Les masques ont été remisés au placard. Leurs torses d’habitude grimés de messages contre la loi sur le mariage gay sont dissimulés sous leur plus belle chemise. Devant la 12e chambre du tribunal correctionnel de Paris, les quatre militants du collectif Hommen jugés pour avoir perturbé la finale de Roland-Garros, ne semblent pas avoir la même assurance que ce dimanche de juin où ils ont agité des fumigènes et des banderoles sous le regard médusé de Rafael Nadal. Ils sont accusés de « violence », « violence avec arme par destination » et « dissimulatin de visage ».

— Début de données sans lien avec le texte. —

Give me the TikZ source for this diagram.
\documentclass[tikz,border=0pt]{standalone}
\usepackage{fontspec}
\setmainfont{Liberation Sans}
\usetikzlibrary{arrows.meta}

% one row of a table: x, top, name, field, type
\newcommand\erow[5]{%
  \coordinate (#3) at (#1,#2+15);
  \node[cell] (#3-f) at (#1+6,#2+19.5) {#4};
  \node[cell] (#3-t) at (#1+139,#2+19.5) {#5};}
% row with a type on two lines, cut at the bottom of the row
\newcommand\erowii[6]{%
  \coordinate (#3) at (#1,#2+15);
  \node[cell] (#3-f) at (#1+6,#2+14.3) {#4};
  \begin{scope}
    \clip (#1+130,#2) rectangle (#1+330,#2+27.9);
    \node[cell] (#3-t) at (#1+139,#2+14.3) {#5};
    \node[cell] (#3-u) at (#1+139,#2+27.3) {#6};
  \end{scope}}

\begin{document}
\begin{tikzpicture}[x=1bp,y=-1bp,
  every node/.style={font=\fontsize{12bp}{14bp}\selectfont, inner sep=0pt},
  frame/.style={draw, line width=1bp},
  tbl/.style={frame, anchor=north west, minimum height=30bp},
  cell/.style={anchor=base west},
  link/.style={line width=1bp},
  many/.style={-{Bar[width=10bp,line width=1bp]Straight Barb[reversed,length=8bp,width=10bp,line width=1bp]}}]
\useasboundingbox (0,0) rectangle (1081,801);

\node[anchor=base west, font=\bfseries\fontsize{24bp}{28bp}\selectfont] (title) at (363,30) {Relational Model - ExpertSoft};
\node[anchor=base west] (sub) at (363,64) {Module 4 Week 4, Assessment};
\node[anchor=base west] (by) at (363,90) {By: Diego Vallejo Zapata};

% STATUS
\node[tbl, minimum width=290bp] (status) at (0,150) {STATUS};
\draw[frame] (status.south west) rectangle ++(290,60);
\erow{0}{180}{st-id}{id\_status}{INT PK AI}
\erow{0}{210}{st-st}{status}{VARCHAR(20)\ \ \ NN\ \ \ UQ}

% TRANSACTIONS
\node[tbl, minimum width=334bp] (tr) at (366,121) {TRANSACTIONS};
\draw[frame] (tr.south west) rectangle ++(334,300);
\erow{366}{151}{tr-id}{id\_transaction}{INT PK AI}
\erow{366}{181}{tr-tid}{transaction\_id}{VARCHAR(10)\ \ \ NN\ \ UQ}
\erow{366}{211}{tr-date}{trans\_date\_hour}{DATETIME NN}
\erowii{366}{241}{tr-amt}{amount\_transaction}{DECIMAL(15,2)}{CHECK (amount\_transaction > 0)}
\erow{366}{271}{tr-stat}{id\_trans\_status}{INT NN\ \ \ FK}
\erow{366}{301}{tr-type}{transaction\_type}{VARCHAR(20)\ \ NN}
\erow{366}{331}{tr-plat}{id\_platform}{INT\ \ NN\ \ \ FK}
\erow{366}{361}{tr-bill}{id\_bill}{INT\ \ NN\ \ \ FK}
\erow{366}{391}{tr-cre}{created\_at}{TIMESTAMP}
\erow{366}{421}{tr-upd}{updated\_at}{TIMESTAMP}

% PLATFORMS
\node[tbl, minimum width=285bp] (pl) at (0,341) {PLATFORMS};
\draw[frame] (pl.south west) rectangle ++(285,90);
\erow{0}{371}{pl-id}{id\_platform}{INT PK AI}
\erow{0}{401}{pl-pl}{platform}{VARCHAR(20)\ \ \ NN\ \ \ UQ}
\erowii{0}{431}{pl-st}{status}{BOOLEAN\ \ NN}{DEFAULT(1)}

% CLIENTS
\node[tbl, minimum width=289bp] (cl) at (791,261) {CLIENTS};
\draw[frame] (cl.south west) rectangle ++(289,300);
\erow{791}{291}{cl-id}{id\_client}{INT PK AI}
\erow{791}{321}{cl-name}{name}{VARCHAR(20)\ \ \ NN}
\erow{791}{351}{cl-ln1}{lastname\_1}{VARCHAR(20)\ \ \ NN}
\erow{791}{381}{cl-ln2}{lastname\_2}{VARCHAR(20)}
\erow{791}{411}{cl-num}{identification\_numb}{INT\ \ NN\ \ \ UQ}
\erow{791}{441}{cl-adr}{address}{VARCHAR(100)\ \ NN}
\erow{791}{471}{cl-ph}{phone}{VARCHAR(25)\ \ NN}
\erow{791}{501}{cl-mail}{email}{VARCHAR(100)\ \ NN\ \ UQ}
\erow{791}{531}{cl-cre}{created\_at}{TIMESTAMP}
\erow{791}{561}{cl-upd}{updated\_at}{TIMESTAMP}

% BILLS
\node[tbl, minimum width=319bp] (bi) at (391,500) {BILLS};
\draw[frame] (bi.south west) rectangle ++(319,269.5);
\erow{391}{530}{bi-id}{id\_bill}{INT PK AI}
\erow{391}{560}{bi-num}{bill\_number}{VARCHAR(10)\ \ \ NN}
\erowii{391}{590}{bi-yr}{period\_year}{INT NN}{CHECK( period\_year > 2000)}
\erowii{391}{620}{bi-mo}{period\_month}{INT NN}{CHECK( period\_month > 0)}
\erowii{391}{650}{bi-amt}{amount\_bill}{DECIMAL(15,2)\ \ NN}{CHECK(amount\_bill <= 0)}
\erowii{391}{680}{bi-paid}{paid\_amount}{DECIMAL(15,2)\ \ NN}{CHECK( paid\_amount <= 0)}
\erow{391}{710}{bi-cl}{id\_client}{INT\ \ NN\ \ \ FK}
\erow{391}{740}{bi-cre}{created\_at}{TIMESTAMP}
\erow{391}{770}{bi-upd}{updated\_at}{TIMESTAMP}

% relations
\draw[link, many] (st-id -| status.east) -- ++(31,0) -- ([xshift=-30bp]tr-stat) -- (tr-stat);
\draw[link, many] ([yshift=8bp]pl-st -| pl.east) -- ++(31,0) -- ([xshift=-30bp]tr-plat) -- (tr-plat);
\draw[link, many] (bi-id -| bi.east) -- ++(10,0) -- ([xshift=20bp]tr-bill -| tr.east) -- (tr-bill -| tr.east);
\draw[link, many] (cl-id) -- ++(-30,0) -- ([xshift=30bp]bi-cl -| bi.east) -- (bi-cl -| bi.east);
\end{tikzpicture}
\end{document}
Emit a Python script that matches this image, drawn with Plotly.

« On craint un nouveau procès politique avec une justice à deux vitesses pour les militants de la Manif’ pour tous », lâche Julien*, 30 ans, quelques minutes avant d’entrer dans la salle d’audience. Tous ont à l’esprit le cas de Nicolas Bernard-Buss, le militant de la Manif’ pour tous qui a passé 19 jours à Fleury-Mérogis avant que sa peine soit transformée en appel en une simple amende. « On a appris de ses erreurs, relativise Louis, 29 ans, interpellé à 16 reprises depuis le début des manifestations et qui a déjà essuyé 122 heures de gardes à vue. Il a été insolent avec la Cour et c’est ce qui lui a sûrement valu une peine aussi lourde. On ne refera pas les mêmes fautes ».
Le parquet fait appel
Ils n’en auront pas l’occasion. Après 20 minutes d’une audience technique, Armand, Ambroise, Louis et Julien ont vu les charges retenues contre eux abandonnées par la Cour sur un point de procédure. Le tribunal a en effet prononcé la nullité des gardes à vue. « Nos clients se sont vus notifier leurs droits au bout de 3h-3h30 alors que le code de procédure pénal précise que cela doit être fait immédiatement », explique Me Frédéric Pichon, l’avocat d’un des quatre prévenus. Cette décision entraîne l’annulation du procès.
La Cour n’abordera donc pas les questions de fond: comment ces militants ont fait entrer des fumigènes et des banderoles dans le stade de Roland-Garros? Ont-ils eu des « contacts » à l’intérieur qui les ont aidé à investir les deux cours principaux du stade? Qui a eu l’idée de cette action? Le parquet a déjà annoncé sa volonté de faire appel de cette décision.
Une chose est sûre, cet après-midi au palais de justice n’a entamé en rien leur détermination à lutter contre la loi Taubira. « On ne lâche rien », lâche Armand, 28 ans, tout sourire quelques secondes à peine après l’annonce de la nullité des faits. « Le seul moyen de m’empêcher de recommencer aurait été de me faire mettre derrière les barreaux, renchérit Louis. Et encore, pour un Hommen qui tombe, il y en a dix derrière ».